* _What the task requires_:
Copy exactly the lines that run from the top of the listing to the line containing "Arial, Helvetica, sans-serif';", both ends included, and omit the pictures.

.....

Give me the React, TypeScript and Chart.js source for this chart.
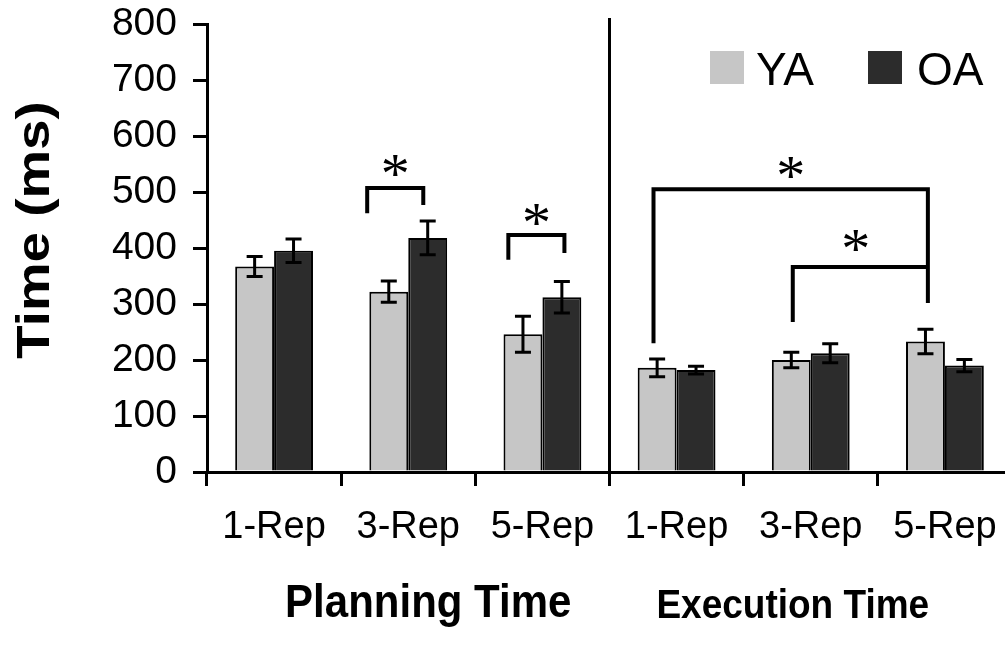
import { useEffect, useRef } from 'react';
import { Chart, registerables } from 'chart.js';

Chart.register(...registerables);

const FONT = '"Liberation Sans", Arial, Helvetica, sans-serif';

// ---- data ----
const categories = ['1-Rep', '3-Rep', '5-Rep', '1-Rep', '3-Rep', '5-Rep'];
const yaValues = [367, 322, 246, 186, 200, 233];
const oaValues = [395, 418, 312, 182, 212, 190];
const yaErrors = [18, 19, 32, 16, 14, 22];
const oaErrors = [21, 30, 28, 7, 17, 11];
const seriesNames = ['YA', 'OA'];
const yMin = 0;
const yMax = 800;
const yStep = 100;
const axisTitle = 'Time (ms)';
const groupLabels = ['Planning Time', 'Execution Time'];
const groupLabelPos = [1.149, 3.866]; // in category units
const groupDivider = 2.5; // category units
// significance brackets: category-unit x range, values for top and leg ends, star position
const bracketFrom = [0.694, 1.746, 2.828, 3.866];
const bracketTo = [1.112, 2.164, 4.873, 4.873];
const bracketTop = [507, 423, 505, 366];
const bracketLeftEnd = [462, 379, 230, 268];
const bracketRightEnd = [477, 391, 302, 366];
const starX = [0.903, 1.955, 3.851, 4.336];
const starY = [552, 464, 548, 418];

const YA_COLOR = '#c6c6c6';
const OA_COLOR = '#2c2c2c';

const annotationPlugin = {
  id: 'annotations',
  afterDatasetsDraw(chart: any) {
    const { ctx, scales } = chart;
    const y = scales.y;
    ctx.save();
    chart.data.datasets.forEach((ds: any, d: number) => {
      const meta = chart.getDatasetMeta(d);
      meta.data.forEach((el: any, i: number) => {
        const v = ds.data[i];
        const e = ds.errors[i];
        const top = y.getPixelForValue(v + e);
        const bot = y.getPixelForValue(v - e);
        ctx.strokeStyle = '#000';
        ctx.lineWidth = 3;
        ctx.beginPath();
        ctx.moveTo(el.x, top);
        ctx.lineTo(el.x, bot);
        ctx.moveTo(el.x - 8, top);
        ctx.lineTo(el.x + 8, top);
        ctx.moveTo(el.x - 8, bot);
        ctx.lineTo(el.x + 8, bot);
        ctx.stroke();
      });
    });
    ctx.restore();
  },
  afterDraw(chart: any) {
    const { ctx, scales, chartArea } = chart;
    const x = scales.x;
    const y = scales.y;
    const p0 = x.getPixelForValue(0);
    const step = x.getPixelForValue(1) - p0;
    const ux = (u: number) => p0 + u * step;
    ctx.save();
    // divider
    ctx.strokeStyle = '#000';
    ctx.lineWidth = 3;
    ctx.beginPath();
    ctx.moveTo(ux(groupDivider), chartArea.top - 6);
    ctx.lineTo(ux(groupDivider), y.getPixelForValue(0));
    ctx.stroke();
    // brackets
    ctx.lineWidth = 4;
    ctx.lineCap = 'butt';
    ctx.lineJoin = 'miter';
    for (let i = 0; i < bracketFrom.length; i++) {
      ctx.beginPath();
      ctx.moveTo(ux(bracketFrom[i]), y.getPixelForValue(bracketLeftEnd[i]));
      ctx.lineTo(ux(bracketFrom[i]), y.getPixelForValue(bracketTop[i]));
      ctx.lineTo(ux(bracketTo[i]), y.getPixelForValue(bracketTop[i]));
      ctx.lineTo(ux(bracketTo[i]), y.getPixelForValue(bracketRightEnd[i]));
      ctx.stroke();
      ctx.fillStyle = '#000';
      ctx.font = '58px "Liberation Serif", "Times New Roman", serif';
      ctx.textAlign = 'center';
      ctx.textBaseline = 'alphabetic';
      ctx.fillText('*', ux(starX[i]), y.getPixelForValue(starY[i]) + 30);
    }
    // legend
    const ds = chart.data.datasets;
    const boxX = [710, 868];
    const textX = [756, 917];
    ctx.font = `46px ${FONT}`;
    ctx.textAlign = 'left';
    ctx.textBaseline = 'alphabetic';
    ds.forEach((d: any, i: number) => {
      ctx.fillStyle = d.backgroundColor;
      ctx.fillRect(boxX[i], 51, 34, 33);
      ctx.fillStyle = '#000';
      ctx.fillText(d.label, textX[i], 85);
    });
    // group labels (slightly tall lettering as in the original)
    ctx.textAlign = 'center';
    ctx.textBaseline = 'middle';
    ctx.save();
    ctx.translate(ux(groupLabelPos[0]), 604);
    ctx.scale(1, 1.12);
    ctx.font = `bold 42px ${FONT}`;
    ctx.fillText(groupLabels[0], 0, 0);
    ctx.restore();
    ctx.save();
    ctx.translate(ux(groupLabelPos[1]), 607);
    ctx.scale(1, 1.1);
    ctx.font = `bold 37px ${FONT}`;
    ctx.fillText(groupLabels[1], 0, 0);
    ctx.restore();
    // y axis title (stretched along its length as in the original)
    ctx.save();
    ctx.translate(36, 230);
    ctx.rotate(-Math.PI / 2);
    ctx.scale(1.19, 1);
    ctx.font = `bold 46px ${FONT}`;
    ctx.fillText(axisTitle, 0, 0);
    ctx.restore();
    ctx.restore();
  },
};

export default function App() {
  const ref = useRef<HTMLCanvasElement>(null);
  useEffect(() => {
    document.body.style.margin = '0';
    const chart = new Chart(ref.current as HTMLCanvasElement, {
      type: 'bar',
      data: {
        labels: categories,
        datasets: [
          {
            label: seriesNames[0],
            data: yaValues,
            errors: yaErrors,
            backgroundColor: YA_COLOR,
            borderColor: '#000',
            borderWidth: 2,
          } as any,
          {
            label: seriesNames[1],
            data: oaValues,
            errors: oaErrors,
            backgroundColor: OA_COLOR,
            borderColor: '#000',
            borderWidth: 2,
          } as any,
        ],
      },
      options: {
        responsive: false,
        animation: false,
        layout: { padding: { top: 24, left: 0, right: 0, bottom: 0 } },
        plugins: { legend: { display: false }, tooltip: { enabled: false } },
        datasets: { bar: { categoryPercentage: 0.58, barPercentage: 1 } },
        scales: {
          x: {
            grid: { offset: true, drawOnChartArea: false, color: '#000', lineWidth: 3, tickLength: 14 },
            border: { color: '#000', width: 3 },
            ticks: { color: '#000', font: { family: FONT, size: 38 }, padding: 19, maxRotation: 0, autoSkip: false },
            afterFit: (s: any) => { s.height = 181; s.paddingLeft = 0; s.paddingRight = 0; },
          },
          y: {
            min: yMin,
            max: yMax,
            ticks: { stepSize: yStep, color: '#000', font: { family: FONT, size: 39 }, padding: 16 },
            grid: { drawOnChartArea: false, color: '#000', lineWidth: 3, tickLength: 14 },
            border: { color: '#000', width: 3 },
            title: { display: false, text: axisTitle },
            afterFit: (s: any) => { s.width = 207; s.paddingTop = 0; s.paddingBottom = 0; },
          },
        },
      } as any,
      plugins: [annotationPlugin],
    });
    return () => chart.destroy();
  }, []);
  return (
    <div style={{ width: 1005, height: 653, overflow: 'hidden' }}>
      <canvas ref={ref} width={1012} height={653} style={{ display: 'block' }} />
    </div>
  );
}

.....

* _Exercise solution_:
Give me the React, TypeScript and Chart.js source for this chart.
import { useEffect, useRef } from 'react';
import { Chart, registerables } from 'chart.js';

Chart.register(...registerables);

const FONT = '"Liberation Sans", Arial, Helvetica, sans-serif';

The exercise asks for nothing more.